Healthcare professionals and family members should therefore advise older people with dentures to take them out at night.
Source: Jump Start
Following in grandmother’s footsteps? Half of grandparents teach their grandchildren domestic skills
Grandparents are ensuring that key life skills aren’t lost on the younger generation; over half of parents say their children’s grandparents play a key part in teaching their children some form of domestic task. If seems that retirement is hardly a time for relaxation, as the figures released from Mintel reveal that 30% of parents claim their children’s grandparents play a key part in teaching their children to cook and bake. And nearly a quarter of parents say grandparents play a fundamental role in teaching their children gardening.

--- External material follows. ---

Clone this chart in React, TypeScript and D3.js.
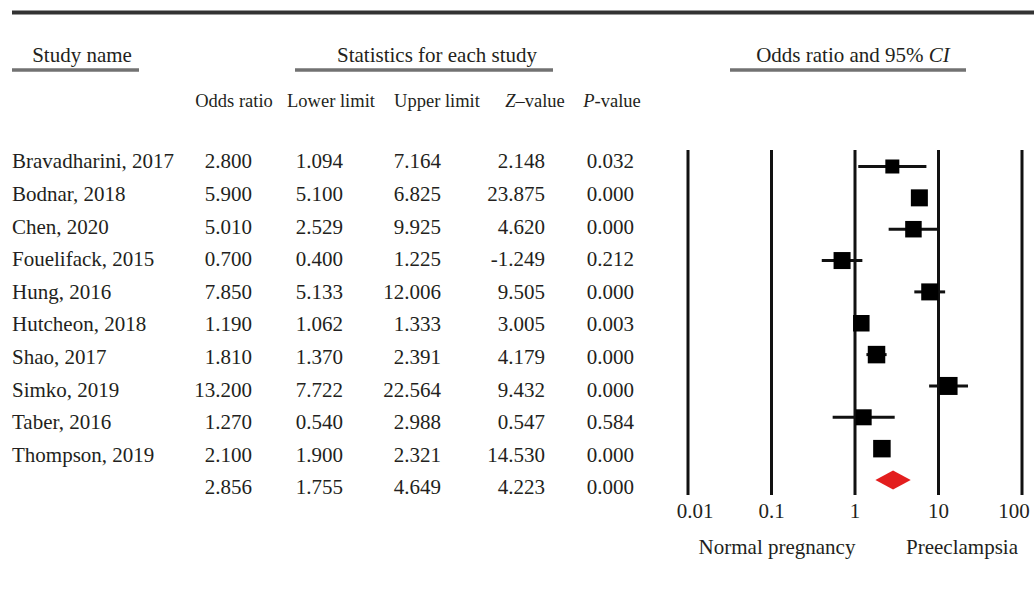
import React from "react";
import * as d3 from "d3";

const studies = [
  "Bravadharini, 2017",
  "Bodnar, 2018",
  "Chen, 2020",
  "Fouelifack, 2015",
  "Hung, 2016",
  "Hutcheon, 2018",
  "Shao, 2017",
  "Simko, 2019",
  "Taber, 2016",
  "Thompson, 2019",
];
const oddsRatio = [2.8, 5.9, 5.01, 0.7, 7.85, 1.19, 1.81, 13.2, 1.27, 2.1];
const lowerLimit = [1.094, 5.1, 2.529, 0.4, 5.133, 1.062, 1.37, 7.722, 0.54, 1.9];
const upperLimit = [7.164, 6.825, 9.925, 1.225, 12.006, 1.333, 2.391, 22.564, 2.988, 2.321];
const zValue = [2.148, 23.875, 4.62, -1.249, 9.505, 3.005, 4.179, 9.432, 0.547, 14.53];
const pValue = [0.032, 0.0, 0.0, 0.212, 0.0, 0.003, 0.0, 0.0, 0.584, 0.0];
const weights = [14, 17, 16.5, 17, 17, 16.5, 17.5, 18, 16, 17.5];
const summaryValues = [2.856, 1.755, 4.649, 4.223, 0.0];
const axisTicks = [0.01, 0.1, 1, 10, 100];
const tickLabels = ["0.01", "0.1", "1", "10", "100"];

const FONT = "'Liberation Serif', 'Times New Roman', serif";
const TXT = "#231f20";

export default function App() {
  const W = 1034;
  const H = 592;
  const x = d3.scaleLog().domain([0.01, 100]).range([688, 1022]);
  const textY = d3.scaleLinear().domain([0, 10]).range([161, 487]);
  const plotY = d3.scaleLinear().domain([0, 10]).range([166.5, 480]);
  const fmt = (v: number) => v.toFixed(3);

  const colRight = [252, 343, 441, 545, 634];
  const rows = studies.map((s, i) => [
    oddsRatio[i],
    lowerLimit[i],
    upperLimit[i],
    zValue[i],
    pValue[i],
  ]);

  const sOR = summaryValues[0];
  const sLo = summaryValues[1];
  const sHi = summaryValues[2];
  const dy = plotY(10);
  const diamond = d3.line()([
    [x(sLo), dy],
    [x(sOR), dy - 9.5],
    [x(sHi), dy],
    [x(sOR), dy + 9.5],
  ]) + "Z";

  return (
    <svg
      width={W}
      height={H}
      style={{ position: "absolute", left: 0, top: 0, background: "#fff" }}
      fontFamily={FONT}
    >
      <rect width={W} height={H} fill="#fff" />
      {/* top rule */}
      <line x1={12} x2={W} y1={12.5} y2={12.5} stroke="#333" strokeWidth={4} />

      {/* group headers */}
      <g fontSize={21} fill={TXT}>
        <text x={82} y={55} dy="0.35em" textAnchor="middle">Study name</text>
        <text x={437} y={55} dy="0.35em" textAnchor="middle">Statistics for each study</text>
        <text x={853} y={55} dy="0.35em" textAnchor="middle">
          Odds ratio and 95% <tspan fontStyle="italic">CI</tspan>
        </text>
      </g>
      <g stroke="#727272" strokeWidth={3.5}>
        <line x1={12} x2={139} y1={70} y2={70} />
        <line x1={295} x2={553} y1={70} y2={70} />
        <line x1={730} x2={966} y1={70} y2={70} />
      </g>

      {/* column headers */}
      <g fontSize={18.5} fill={TXT}>
        <text x={234} y={101} dy="0.35em" textAnchor="middle">Odds ratio</text>
        <text x={331} y={101} dy="0.35em" textAnchor="middle">Lower limit</text>
        <text x={437} y={101} dy="0.35em" textAnchor="middle">Upper limit</text>
        <text x={535} y={101} dy="0.35em" textAnchor="middle">
          <tspan fontStyle="italic">Z</tspan>–value
        </text>
        <text x={612} y={101} dy="0.35em" textAnchor="middle">
          <tspan fontStyle="italic">P</tspan>-value
        </text>
      </g>

      {/* table rows */}
      <g fontSize={21} fill={TXT}>
        {studies.map((s, i) => (
          <g key={s}>
            <text x={12} y={textY(i)} dy="0.35em">{s}</text>
            {rows[i].map((v, j) => (
              <text key={j} x={colRight[j]} y={textY(i)} dy="0.35em" textAnchor="end">
                {fmt(v)}
              </text>
            ))}
          </g>
        ))}
        {summaryValues.map((v, j) => (
          <text key={"s" + j} x={colRight[j]} y={textY(10)} dy="0.35em" textAnchor="end">
            {fmt(v)}
          </text>
        ))}
      </g>

      {/* forest plot vertical lines */}
      <g stroke="#111" strokeWidth={3}>
        {axisTicks.map((t) => (
          <line key={t} x1={x(t)} x2={x(t)} y1={150} y2={495} />
        ))}
      </g>

      {/* CI lines and squares */}
      <g>
        {studies.map((s, i) => {
          const cy = plotY(i);
          const w = weights[i];
          return (
            <g key={s}>
              <line
                x1={x(lowerLimit[i])}
                x2={x(upperLimit[i])}
                y1={cy}
                y2={cy}
                stroke="#111"
                strokeWidth={3}
              />
              <rect x={x(oddsRatio[i]) - w / 2} y={cy - w / 2} width={w} height={w} fill="#000" />
            </g>
          );
        })}
        <path d={diamond} fill="#e31e1e" />
      </g>

      {/* axis labels */}
      <g fontSize={21} fill={TXT}>
        {axisTicks.map((t, i) => {
          const shift = i === 0 ? 7 : i === axisTicks.length - 1 ? -8 : 0;
          return (
            <text key={t} x={x(t) + shift} y={518} textAnchor="middle">
              {tickLabels[i]}
            </text>
          );
        })}
        <text x={777} y={554} textAnchor="middle">Normal pregnancy</text>
        <text x={962} y={554} textAnchor="middle">Preeclampsia</text>
      </g>
    </svg>
  );
}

But it’s more than just domestic skills on the agenda and one in ten grandparents even brave the delights of potty training. A further 28% of parents say their children’s grandparents help them learn to read and write. And 12% parents with children aged 0–9 years say their children’s grandparents help with bathing and getting them to brush their teeth.

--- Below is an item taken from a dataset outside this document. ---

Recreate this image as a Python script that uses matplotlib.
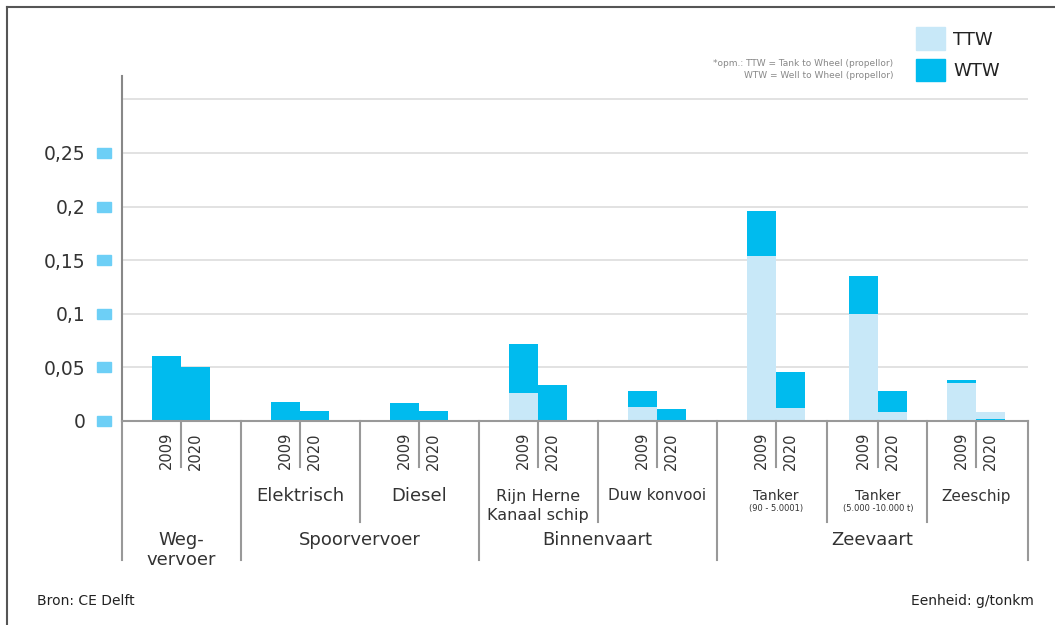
import numpy as np
import matplotlib
matplotlib.use("Agg")
import matplotlib.pyplot as plt
import matplotlib.transforms as mtransforms
from matplotlib.patches import Rectangle
from matplotlib.lines import Line2D

# Gegevens (g/tonkm)
groepen = ['Weg-\nvervoer', 'Spoorvervoer', 'Binnenvaart', 'Zeevaart']
subgroepen = ['', 'Elektrisch', 'Diesel', 'Rijn Herne\nKanaal schip', 'Duw konvooi',
              'Tanker', 'Tanker', 'Zeeschip']
subgroep_noot = ['', '', '', '', '', '(90 - 5.0001)', '(5.000 -10.000 t)', '']
groep_van_sub = [0, 1, 1, 2, 2, 3, 3, 3]
jaren = ['2009', '2020']

ttw_2009 = [0.0, 0.0, 0.0, 0.026, 0.013, 0.154, 0.100, 0.035]
wtw_2009 = [0.061, 0.018, 0.017, 0.072, 0.028, 0.196, 0.135, 0.038]
ttw_2020 = [0.0, 0.0, 0.0, 0.0, 0.0, 0.012, 0.008, 0.008]
wtw_2020 = [0.050, 0.009, 0.009, 0.034, 0.011, 0.046, 0.028, 0.002]

y_ticks = [0, 0.05, 0.1, 0.15, 0.2, 0.25, 0.3]
y_labels = ['0', '0,05', '0,1', '0,15', '0,2', '0,25', '']

# Opmaak
W, H = 1055, 625
licht = '#C8E8F8'
donker = '#00BBEE'
blokje = '#6DCFF6'
lijn = '#999999'
tekst = '#333333'

# posities in pixels vanaf linkeras
centra = np.array([59, 178, 297, 416, 535, 654, 756, 854])
breedte = 29
x_max = 906

fig = plt.figure(figsize=(W / 100, H / 100), dpi=100)
ax = fig.add_axes([122 / W, (H - 421) / H, x_max / W, 345 / H])
ax.set_xlim(0, x_max)
ax.set_ylim(0, 345 / 1072)


def ay(ypix):
    return (421 - ypix) / 345


def fx(xpix):
    return xpix / W


def fy(ypix):
    return (H - ypix) / H


# staven
for j, (ttw, wtw) in enumerate([(ttw_2009, wtw_2009), (ttw_2020, wtw_2020)]):
    ttw = np.array(ttw)
    wtw = np.array(wtw)
    x = centra + (j - 0.5) * breedte
    ax.bar(x, ttw, width=breedte, color=licht, linewidth=0)
    boven = wtw > ttw
    bodem = np.where(boven, ttw, 0)
    hoogte = np.where(boven, wtw - ttw, wtw)
    ax.bar(x, hoogte, bottom=bodem, width=breedte, color=donker, linewidth=0)

# assen
ax.set_yticks(y_ticks)
ax.set_yticklabels(y_labels)
ax.tick_params(axis='y', length=0, pad=26.5, labelsize=13.5, labelcolor=tekst)
ax.set_xticks([])
ax.yaxis.grid(True, color='#dddddd', linewidth=1.2)
ax.set_axisbelow(True)
for s in ['top', 'right']:
    ax.spines[s].set_visible(False)
ax.spines['left'].set_color('#888888')
ax.spines['left'].set_linewidth(1.5)
ax.spines['bottom'].set_color(lijn)
ax.spines['bottom'].set_linewidth(1.5)
ax.spines['bottom'].set_zorder(3)

# blauwe blokjes bij de tickwaarden
trans_ya = mtransforms.blended_transform_factory(ax.transAxes, ax.transData)
for v in y_ticks[:-1]:
    ax.add_patch(Rectangle((-25 / x_max, v - 5 / 1072), 14 / x_max, 10 / 1072,
                           transform=trans_ya, color=blokje, clip_on=False))

# tabel onder de as
trans = mtransforms.blended_transform_factory(ax.transData, ax.transAxes)
grenzen = [0] + list((centra[:-1] + centra[1:]) / 2) + [x_max]


def vlijn(x, ypix_end):
    ax.add_line(Line2D([x, x], [0, ay(ypix_end)], transform=trans, color=lijn,
                       linewidth=1.5, clip_on=False))


for c in centra:
    vlijn(c, 467)
for i, b in enumerate(grenzen):
    if i == 0 or i == len(grenzen) - 1 or groep_van_sub[i - 1] != groep_van_sub[i]:
        vlijn(b, 560)
    else:
        vlijn(b, 522)

for c in centra:
    for j, jaar in enumerate(jaren):
        ax.text(c + (j - 0.5) * breedte, ay(432), jaar, transform=trans,
                rotation=90, ha='center', va='top', fontsize=10.5, color=tekst)

groot = {'Elektrisch': 13, 'Diesel': 13}
for i, naam in enumerate(subgroepen):
    if not naam:
        continue
    fs = groot.get(naam, 11)
    if naam == 'Tanker':
        fs = 10
    if '\n' in naam:
        ax.text(centra[i], ay(506), naam, transform=trans, ha='center', va='center',
                fontsize=11.5, linespacing=1.3, color=tekst)
    else:
        ax.text(centra[i], ay(496), naam, transform=trans, ha='center', va='center',
                fontsize=fs, color=tekst)
    if subgroep_noot[i]:
        ax.text(centra[i], ay(508), subgroep_noot[i], transform=trans, ha='center',
                va='center', fontsize=6, color=tekst)

for g, naam in enumerate(groepen):
    subs = [i for i, gg in enumerate(groep_van_sub) if gg == g]
    xm = (grenzen[subs[0]] + grenzen[subs[-1] + 1]) / 2
    ym = 550 if '\n' in naam else 540
    ax.text(xm, ay(ym), naam, transform=trans, ha='center', va='center',
            fontsize=13, linespacing=1.1, color=tekst)

# legenda
fig.patches.append(Rectangle((fx(916), fy(50)), 29 / W, 23 / H, transform=fig.transFigure,
                             color=licht))
fig.patches.append(Rectangle((fx(916), fy(81)), 29 / W, 22 / H, transform=fig.transFigure,
                             color=donker))
fig.text(fx(953), fy(40), 'TTW', ha='left', va='center', fontsize=13, color='#222222')
fig.text(fx(953), fy(71), 'WTW', ha='left', va='center', fontsize=13, color='#222222')
fig.text(fx(893), fy(64), '*opm.: TTW = Tank to Wheel (propellor)', ha='right',
         va='center', fontsize=6.5, color='#888888')
fig.text(fx(893), fy(76), 'WTW = Well to Wheel (propellor)', ha='right',
         va='center', fontsize=6.5, color='#888888')

# bron en eenheid
fig.text(fx(37), fy(601), 'Bron: CE Delft', ha='left', va='center', fontsize=10,
         color='#222222')
fig.text(fx(1034), fy(601), 'Eenheid: g/tonkm', ha='right', va='center', fontsize=10,
         color='#222222')

# kader
fig.add_artist(Line2D([fx(7), fx(W)], [fy(7), fy(7)], transform=fig.transFigure,
                      color='#555555', linewidth=1.5))
fig.add_artist(Line2D([fx(7), fx(7)], [fy(7), fy(H)], transform=fig.transFigure,
                      color='#555555', linewidth=1.5))

fig.savefig('out.png', dpi=100)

Children are also turning to their grandparents for a shoulder to cry on, with one in five parents agreeing that grandparents offer emotional support to their children, rising to 29% of single parents.
Jack Duckett, lifestyles, household and personal care analyst, at Mintel explains:
“There has been much media discussion about children growing up in a technology-focussed world, which means that whilst they possess a range of modern life skills, they are often behind in terms of basic household skills, such as cooking, cleaning, mending and simple home improvements. However grandparents today are stepping in and supporting their grandchildren’s development in a variety of different ways, ranging from teaching them to cook and write to brushing their teeth and potty training. Grandparents enjoy being part of their grandchildren’s lives wherever possible and, with many consumers in this age group being retired, they have the time to help.”
Grandparents are giving away money as well as time. One-third of parents with children aged 5–18 years say their youngest child receives pocket money from their grandparents. Some 23% of parents report that grandparents put money into their child’s savings account and 10% of parents receive financial support for their child’s education.
“Increasing financial pressures are resulting in a growing number of parents balancing work with raising children, which in turn is leading to a greater number of grandparents stepping in to help with day-to-day childcare duties, as well as financial assistance,” Jack explains. “This strong reliance on grandparents, reflects the growing financial pressures on parents to go back to work after having children, as well as the high price of childcare.”